Personally, it's also a matter of how you study - and that in itself might even depend on the courses themselves and your compatibility with them. For example, I find it's hard to really do "study time" for courses which are primarily proof-based in nature, e.g. real analysis. In those courses I personally find that the most you can do would be the following:

  • Know the absolute ins and outs of each theorem and definition taught in class
  • Do the homework, seeking help where necessary (e.g. from professors or MSE)
  • If your textbook has practice exercises, work those out too sometimes, if you're able; this helps with the previous in learning how to piece proofs together from the definitions/theorems you have, it's important to get comfortable using them in a course

If the course is more computationally-oriented - think your average calculus or linear algebra course, where's there more computations than proofs - I'd say the previous three apply, but also don't be afraid to try problems that aren't in the text (like make up your own integrals or functions to differentiate, if it were a calculus course, and check your answers somehow).

As for when to do your study time, it depends on your life and schedule and all that. Were I in your spot, I'd personally devote $30-60$ minutes every other day to one of the four subjects in the current semester, mostly focusing on the practice exercises I mentioned, since, hopefully, over time your repeated use of those definitions and results will help to ingrain them in your memory. But it all depends on how well you retain the material too; I tend to have a pretty good memory for this sort of stuff, and got by the past semester while mostly ignoring the third bullet point altogether (mostly because one course was so hard it would take up all my time in that respect anyways).

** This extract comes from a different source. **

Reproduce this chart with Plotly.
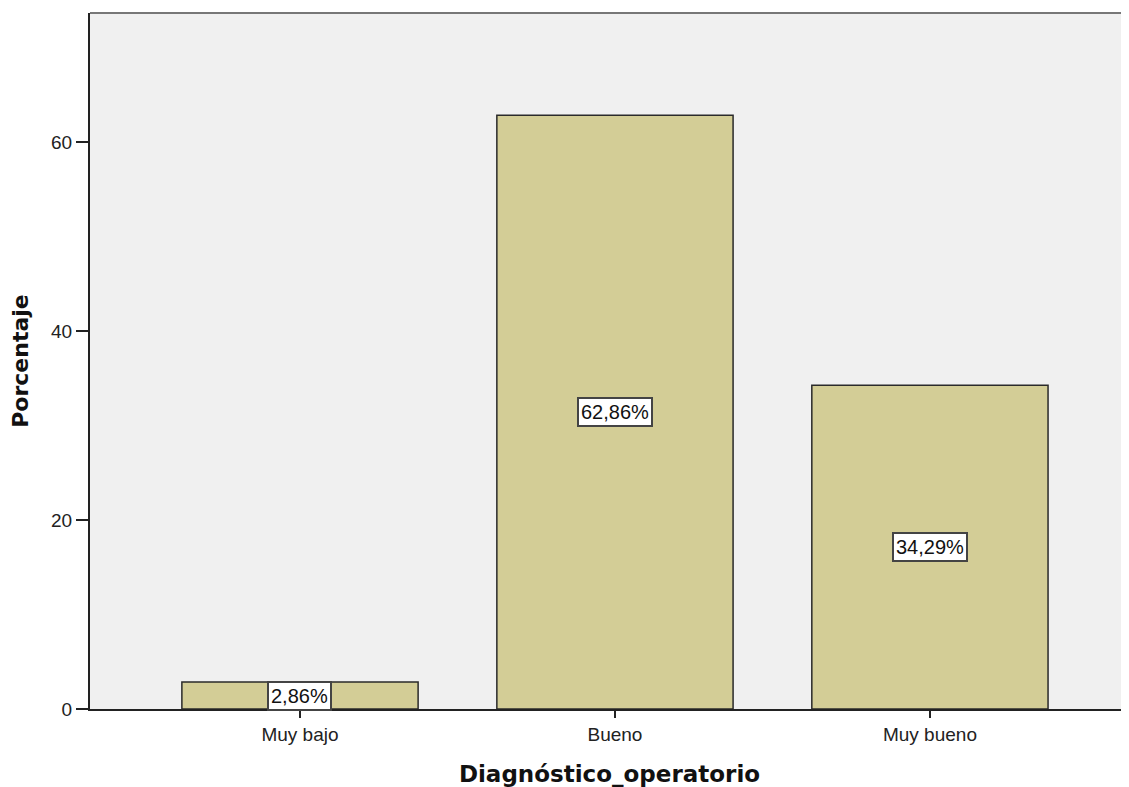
import plotly.graph_objects as go

categories = ["Muy bajo", "Bueno", "Muy bueno"]
percentages = [2.86, 62.86, 34.29]
value_labels = ["2,86%", "62,86%", "34,29%"]
y_ticks = [0, 20, 40, 60]

fig = go.Figure()
fig.add_trace(go.Bar(
    x=list(range(len(categories))),
    y=percentages,
    width=0.75,
    marker=dict(color="#D3CD96", line=dict(color="#2A2A2A", width=1.5)),
    hoverinfo="skip",
))

for i, (v, lab) in enumerate(zip(percentages, value_labels)):
    fig.add_annotation(
        x=i, y=v / 2, text=lab, showarrow=False,
        font=dict(family="Liberation Sans, Arial", size=20, color="#111111"),
        bgcolor="white", bordercolor="#444444", borderwidth=2, borderpad=2,
    )

fig.update_layout(
    width=1121, height=779,
    margin=dict(l=82, r=0, t=5, b=78),
    paper_bgcolor="white",
    plot_bgcolor="#F0F0F0",
    showlegend=False,
    xaxis=dict(
        range=[-0.6667, 2.632],
        tickmode="array",
        tickvals=list(range(len(categories))),
        ticktext=categories,
        ticks="outside", ticklen=7, tickwidth=2, tickcolor="#222222",
        showline=True, linecolor="#222222", linewidth=2,
        showgrid=False, zeroline=False,
        tickfont=dict(family="Liberation Sans, Arial", size=19, color="#222222"),
        title=dict(text="<b>Diagnóstico_operatorio</b>",
                   font=dict(family="DejaVu Sans", size=23, color="#111111"),
                   standoff=24),
    ),
    yaxis=dict(
        range=[0, 73.7],
        tickmode="array",
        tickvals=y_ticks,
        ticks="outside", ticklen=12, tickwidth=2, tickcolor="#222222",
        showline=True, linecolor="#222222", linewidth=2,
        showgrid=False, zeroline=False,
        tickfont=dict(family="Liberation Sans, Arial", size=19, color="#222222"),
        title=dict(text="<b>Porcentaje</b>",
                   font=dict(family="DejaVu Sans", size=22, color="#111111"),
                   standoff=20),
    ),
)

# top border of the plot area
fig.add_shape(type="line", xref="paper", yref="paper", x0=0, x1=1, y0=1, y1=1,
              line=dict(color="#777777", width=2))

fig.write_html("out.html")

Sadly, there's too many variables between your own academic ability, lifestyle, and the courses to really give you a proper means of study. But the core point is that practice is essential. The last thing you need is to be using some technique for the first time on an exam.

But at the same time, also don't overdo it. Leisure time is important, and good for the mind. This is a big part of why I'm emphasizing that, if you don't need the material from your previous courses right now, you shouldn't bog yourself down by studying them on top of your present workload. This question slightly, if tangentially, touches on that matter.